§ **CHALLENGE**
Retype exactly what runs from the first line of the data to the line with "import * as", keeping both of those lines and skipping pictures.
# START OF DATA
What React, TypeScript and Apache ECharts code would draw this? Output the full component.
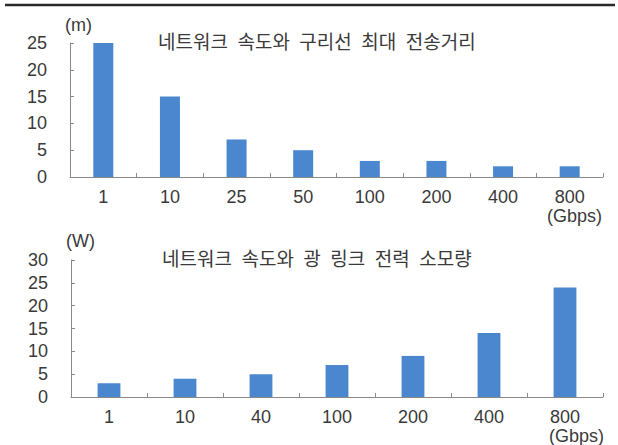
import React, { useEffect, useRef } from "react";
import * as echarts from "echarts";

// Copper cable: network speed vs maximum transmission distance (m)
const copperSpeeds = ["1", "10", "25", "50", "100", "200", "400", "800"];
const copperDistance = [25, 15, 7, 5, 3, 3, 2, 2];
const copperTicks = [0, 5, 10, 15, 20, 25];

// Optical link: network speed vs power consumption (W)
const opticalSpeeds = ["1", "10", "40", "100", "200", "400", "800"];
const opticalPower = [3, 4, 5, 7, 9, 14, 24];
const opticalTicks = [0, 5, 10, 15, 20, 25, 30];

const copperTitle = "네트워크 속도와 구리선 최대 전송거리";
const opticalTitle = "네트워크 속도와 광 링크 전력 소모량";

const BAR = "#4a87cf";
const AXIS = "#8a8a8a";
const TEXT = "#3a3a3a";
const NUM_FONT = "'Liberation Sans', Arial, 'Noto Sans CJK KR', sans-serif";
const KR_FONT = "'Noto Sans CJK KR', 'Noto Sans', sans-serif";

// SVG collapses ordinary spaces, so word gaps use an en space
const widen = (s: string) => s.split(" ").join("\u2002");

export default function App() {
  const ref = useRef<HTMLDivElement>(null);

  useEffect(() => {
    if (!ref.current) return;
    const chart = echarts.init(ref.current, undefined, { renderer: "svg" });

    const yAxisBase = (ticks: number[]) => ({
      type: "value" as const,
      min: ticks[0],
      max: ticks[ticks.length - 1],
      interval: ticks[1] - ticks[0],
      axisLine: { show: true, lineStyle: { color: AXIS, width: 1 } },
      axisTick: { show: true, inside: true, length: 4, lineStyle: { color: AXIS } },
      splitLine: { show: false },
      axisLabel: { color: TEXT, fontSize: 18, fontFamily: NUM_FONT, margin: 23 },
    });

    const xAxisBase = (cats: string[]) => ({
      type: "category" as const,
      data: cats,
      axisLine: { show: true, lineStyle: { color: AXIS, width: 1 } },
      axisTick: { show: true, inside: true, length: 4, lineStyle: { color: AXIS } },
      axisLabel: {
        color: TEXT,
        fontSize: 18,
        lineHeight: 18,
        fontFamily: NUM_FONT,
        margin: 11,
      },
    });

    chart.setOption({
      animation: false,
      backgroundColor: "#ffffff",
      grid: [
        { left: 70, right: 15, top: 43, height: 134 },
        { left: 71, right: 15, top: 260, height: 137 },
      ],
      xAxis: [
        { ...xAxisBase(copperSpeeds), gridIndex: 0 },
        { ...xAxisBase(opticalSpeeds), gridIndex: 1 },
      ],
      yAxis: [
        { ...yAxisBase(copperTicks), gridIndex: 0 },
        { ...yAxisBase(opticalTicks), gridIndex: 1 },
      ],
      series: [
        {
          type: "bar",
          xAxisIndex: 0,
          yAxisIndex: 0,
          data: copperDistance,
          barWidth: "30%",
          itemStyle: { color: BAR },
        },
        {
          type: "bar",
          xAxisIndex: 1,
          yAxisIndex: 1,
          data: opticalPower,
          barWidth: "30%",
          itemStyle: { color: BAR },
        },
      ],
      graphic: [
        {
          type: "line",
          shape: { x1: 5, y1: 5, x2: 615, y2: 5 },
          style: { stroke: "#2a2a2a", lineWidth: 2.5 },
        },
        {
          type: "text",
          left: 158,
          top: 31,
          style: { text: widen(copperTitle), fill: TEXT, font: `19px ${KR_FONT}` },
        },
        {
          type: "text",
          left: 162,
          top: 248,
          style: { text: widen(opticalTitle), fill: TEXT, font: `19px ${KR_FONT}` },
        },
        {
          type: "text",
          left: 65,
          top: 16,
          style: { text: "(m)", fill: TEXT, font: `18px ${NUM_FONT}` },
        },
        {
          type: "text",
          left: 66,
          top: 232,
          style: { text: "(W)", fill: TEXT, font: `18px ${NUM_FONT}` },
        },
        {
          type: "text",
          left: 547,
          top: 207,
          style: { text: "(Gbps)", fill: TEXT, font: `18px ${NUM_FONT}`, lineHeight: 18 },
        },
        {
          type: "text",
          left: 549,
          top: 427,
          style: { text: "(Gbps)", fill: TEXT, font: `18px ${NUM_FONT}`, lineHeight: 18 },
        },
      ],
    });

    return () => chart.dispose();
  }, []);

  return (
    <div
      ref={ref}
      style={{ position: "fixed", left: 0, top: 0, width: 618, height: 445 }}
    />
  );
}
# END OF DATA
§ **WRITTEN ANSWER**
What React, TypeScript and Apache ECharts code would draw this? Output the full component.
import React, { useEffect, useRef } from "react";
import * as echarts from "echarts";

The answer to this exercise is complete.